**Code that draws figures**

/---

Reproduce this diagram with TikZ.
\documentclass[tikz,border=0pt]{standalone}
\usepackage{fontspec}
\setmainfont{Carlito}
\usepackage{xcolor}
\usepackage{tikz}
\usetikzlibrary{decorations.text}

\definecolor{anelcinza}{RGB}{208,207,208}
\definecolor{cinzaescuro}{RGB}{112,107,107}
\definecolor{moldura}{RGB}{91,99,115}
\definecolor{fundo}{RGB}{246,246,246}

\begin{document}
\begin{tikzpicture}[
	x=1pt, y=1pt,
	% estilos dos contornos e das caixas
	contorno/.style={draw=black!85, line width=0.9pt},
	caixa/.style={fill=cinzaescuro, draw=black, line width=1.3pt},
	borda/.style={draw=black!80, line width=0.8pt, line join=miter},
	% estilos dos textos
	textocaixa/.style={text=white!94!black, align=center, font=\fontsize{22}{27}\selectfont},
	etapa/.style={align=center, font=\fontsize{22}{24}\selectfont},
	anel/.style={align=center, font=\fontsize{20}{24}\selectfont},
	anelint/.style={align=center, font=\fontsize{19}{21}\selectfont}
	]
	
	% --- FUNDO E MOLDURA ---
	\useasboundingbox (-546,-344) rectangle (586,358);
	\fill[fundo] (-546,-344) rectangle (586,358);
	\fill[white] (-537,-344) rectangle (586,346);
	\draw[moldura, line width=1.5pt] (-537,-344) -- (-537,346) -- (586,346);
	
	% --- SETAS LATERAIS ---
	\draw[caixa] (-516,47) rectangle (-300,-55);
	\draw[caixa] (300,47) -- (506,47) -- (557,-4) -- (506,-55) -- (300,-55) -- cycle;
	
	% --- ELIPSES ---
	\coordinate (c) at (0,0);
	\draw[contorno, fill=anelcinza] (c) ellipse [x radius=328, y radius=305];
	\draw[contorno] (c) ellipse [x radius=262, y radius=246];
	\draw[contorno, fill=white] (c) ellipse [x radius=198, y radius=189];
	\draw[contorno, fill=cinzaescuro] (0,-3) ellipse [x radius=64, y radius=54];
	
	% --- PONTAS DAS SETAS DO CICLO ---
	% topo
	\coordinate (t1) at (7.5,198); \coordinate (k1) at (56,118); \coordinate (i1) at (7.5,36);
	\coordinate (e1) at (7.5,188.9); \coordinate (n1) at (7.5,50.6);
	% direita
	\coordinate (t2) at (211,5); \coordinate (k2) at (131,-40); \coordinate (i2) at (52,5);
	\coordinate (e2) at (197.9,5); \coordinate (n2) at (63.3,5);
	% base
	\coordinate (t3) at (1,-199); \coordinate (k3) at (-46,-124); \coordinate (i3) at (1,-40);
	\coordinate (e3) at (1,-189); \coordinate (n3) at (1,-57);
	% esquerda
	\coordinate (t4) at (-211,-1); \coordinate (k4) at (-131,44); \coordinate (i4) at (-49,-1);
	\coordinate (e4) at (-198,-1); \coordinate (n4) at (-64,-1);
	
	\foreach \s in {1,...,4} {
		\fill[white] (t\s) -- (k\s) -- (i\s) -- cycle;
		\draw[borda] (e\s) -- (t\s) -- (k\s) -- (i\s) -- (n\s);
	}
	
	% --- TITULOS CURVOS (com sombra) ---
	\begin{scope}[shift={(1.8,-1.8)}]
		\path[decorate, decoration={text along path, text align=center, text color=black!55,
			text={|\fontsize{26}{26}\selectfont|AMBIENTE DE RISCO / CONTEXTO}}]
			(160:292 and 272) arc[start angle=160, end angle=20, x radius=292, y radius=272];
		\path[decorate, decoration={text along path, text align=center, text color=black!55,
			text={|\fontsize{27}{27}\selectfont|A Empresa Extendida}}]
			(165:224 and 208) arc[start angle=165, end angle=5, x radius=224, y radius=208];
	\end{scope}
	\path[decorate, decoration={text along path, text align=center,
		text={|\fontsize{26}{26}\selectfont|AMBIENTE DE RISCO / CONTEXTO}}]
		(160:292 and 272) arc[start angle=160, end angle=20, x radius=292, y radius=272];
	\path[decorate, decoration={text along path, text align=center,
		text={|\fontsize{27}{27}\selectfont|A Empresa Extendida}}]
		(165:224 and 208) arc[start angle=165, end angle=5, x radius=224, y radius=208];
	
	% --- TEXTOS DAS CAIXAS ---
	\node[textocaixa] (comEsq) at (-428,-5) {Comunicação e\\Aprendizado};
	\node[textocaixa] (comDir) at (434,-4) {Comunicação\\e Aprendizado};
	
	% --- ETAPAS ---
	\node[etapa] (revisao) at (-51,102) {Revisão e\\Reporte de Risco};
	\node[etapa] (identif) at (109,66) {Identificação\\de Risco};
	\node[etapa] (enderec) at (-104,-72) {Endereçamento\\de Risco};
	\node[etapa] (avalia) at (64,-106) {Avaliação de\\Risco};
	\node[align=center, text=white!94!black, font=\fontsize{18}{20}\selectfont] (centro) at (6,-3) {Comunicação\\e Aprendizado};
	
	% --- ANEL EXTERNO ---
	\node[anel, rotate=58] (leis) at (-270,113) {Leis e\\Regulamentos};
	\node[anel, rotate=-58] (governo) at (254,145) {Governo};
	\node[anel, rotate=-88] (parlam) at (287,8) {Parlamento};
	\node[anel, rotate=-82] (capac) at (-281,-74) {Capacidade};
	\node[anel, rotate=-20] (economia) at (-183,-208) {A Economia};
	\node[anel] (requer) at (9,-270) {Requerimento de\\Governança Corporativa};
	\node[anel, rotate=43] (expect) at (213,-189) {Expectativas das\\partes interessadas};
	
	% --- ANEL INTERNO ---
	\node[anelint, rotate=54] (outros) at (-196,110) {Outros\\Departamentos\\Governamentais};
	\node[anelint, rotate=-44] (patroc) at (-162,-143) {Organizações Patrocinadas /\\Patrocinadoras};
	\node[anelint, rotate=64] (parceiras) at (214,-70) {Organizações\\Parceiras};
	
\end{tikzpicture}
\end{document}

\---
/---

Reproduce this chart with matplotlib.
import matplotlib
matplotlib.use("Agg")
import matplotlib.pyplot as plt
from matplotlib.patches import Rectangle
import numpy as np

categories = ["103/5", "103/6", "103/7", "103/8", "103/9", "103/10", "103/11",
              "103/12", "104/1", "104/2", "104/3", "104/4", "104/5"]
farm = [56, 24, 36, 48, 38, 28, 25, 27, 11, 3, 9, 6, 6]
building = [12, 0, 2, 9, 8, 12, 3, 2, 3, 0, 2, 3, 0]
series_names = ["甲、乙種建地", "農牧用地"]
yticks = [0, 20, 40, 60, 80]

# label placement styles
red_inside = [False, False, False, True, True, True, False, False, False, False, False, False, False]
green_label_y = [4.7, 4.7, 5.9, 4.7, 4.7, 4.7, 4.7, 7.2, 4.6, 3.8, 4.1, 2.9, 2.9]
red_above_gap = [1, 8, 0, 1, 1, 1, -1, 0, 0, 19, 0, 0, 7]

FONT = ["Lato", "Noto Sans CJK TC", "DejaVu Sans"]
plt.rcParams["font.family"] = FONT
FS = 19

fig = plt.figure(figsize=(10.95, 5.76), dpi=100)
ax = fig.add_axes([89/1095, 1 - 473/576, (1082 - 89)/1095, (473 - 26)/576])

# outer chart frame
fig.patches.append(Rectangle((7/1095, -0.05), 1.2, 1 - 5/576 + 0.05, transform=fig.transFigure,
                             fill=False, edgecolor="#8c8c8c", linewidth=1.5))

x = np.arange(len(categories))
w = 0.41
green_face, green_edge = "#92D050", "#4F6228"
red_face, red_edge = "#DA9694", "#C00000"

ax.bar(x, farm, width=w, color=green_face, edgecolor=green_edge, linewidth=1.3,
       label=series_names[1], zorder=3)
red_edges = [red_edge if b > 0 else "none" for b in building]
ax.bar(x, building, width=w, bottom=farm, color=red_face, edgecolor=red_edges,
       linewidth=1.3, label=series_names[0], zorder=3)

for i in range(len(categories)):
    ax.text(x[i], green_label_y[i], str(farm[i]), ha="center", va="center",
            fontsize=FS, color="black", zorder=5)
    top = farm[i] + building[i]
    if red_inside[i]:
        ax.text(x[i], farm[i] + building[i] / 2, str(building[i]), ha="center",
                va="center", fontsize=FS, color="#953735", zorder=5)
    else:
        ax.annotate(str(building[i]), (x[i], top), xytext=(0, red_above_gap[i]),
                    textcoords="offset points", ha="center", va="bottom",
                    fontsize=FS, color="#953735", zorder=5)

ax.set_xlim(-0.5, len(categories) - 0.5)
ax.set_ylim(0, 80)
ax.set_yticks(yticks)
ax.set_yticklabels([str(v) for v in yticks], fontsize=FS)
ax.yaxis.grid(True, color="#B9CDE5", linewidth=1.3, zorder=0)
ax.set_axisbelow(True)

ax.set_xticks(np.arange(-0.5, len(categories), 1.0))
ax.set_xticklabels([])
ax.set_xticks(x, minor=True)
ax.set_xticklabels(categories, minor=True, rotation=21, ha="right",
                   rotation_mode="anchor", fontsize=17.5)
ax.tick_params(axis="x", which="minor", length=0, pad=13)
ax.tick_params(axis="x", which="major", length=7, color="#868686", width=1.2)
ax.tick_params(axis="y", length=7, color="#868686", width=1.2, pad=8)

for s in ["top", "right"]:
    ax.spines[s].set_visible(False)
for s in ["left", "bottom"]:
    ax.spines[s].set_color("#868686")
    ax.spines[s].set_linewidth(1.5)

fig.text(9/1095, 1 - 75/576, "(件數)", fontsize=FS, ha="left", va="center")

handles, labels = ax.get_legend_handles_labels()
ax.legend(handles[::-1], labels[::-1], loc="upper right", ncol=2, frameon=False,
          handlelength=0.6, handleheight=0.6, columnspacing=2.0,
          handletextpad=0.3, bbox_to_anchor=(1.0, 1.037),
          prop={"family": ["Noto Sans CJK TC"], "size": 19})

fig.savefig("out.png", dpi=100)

\---

Give again, word for word, every line of the listing above from the one with "Reproduce this chart with matplotlib." to the one with "yticks = [0, 20, 40, 60, 80]", both inclusive, and nothing beyond them.

Reproduce this chart with matplotlib.
import matplotlib
matplotlib.use("Agg")
import matplotlib.pyplot as plt
from matplotlib.patches import Rectangle
import numpy as np

categories = ["103/5", "103/6", "103/7", "103/8", "103/9", "103/10", "103/11",
              "103/12", "104/1", "104/2", "104/3", "104/4", "104/5"]
farm = [56, 24, 36, 48, 38, 28, 25, 27, 11, 3, 9, 6, 6]
building = [12, 0, 2, 9, 8, 12, 3, 2, 3, 0, 2, 3, 0]
series_names = ["甲、乙種建地", "農牧用地"]
yticks = [0, 20, 40, 60, 80]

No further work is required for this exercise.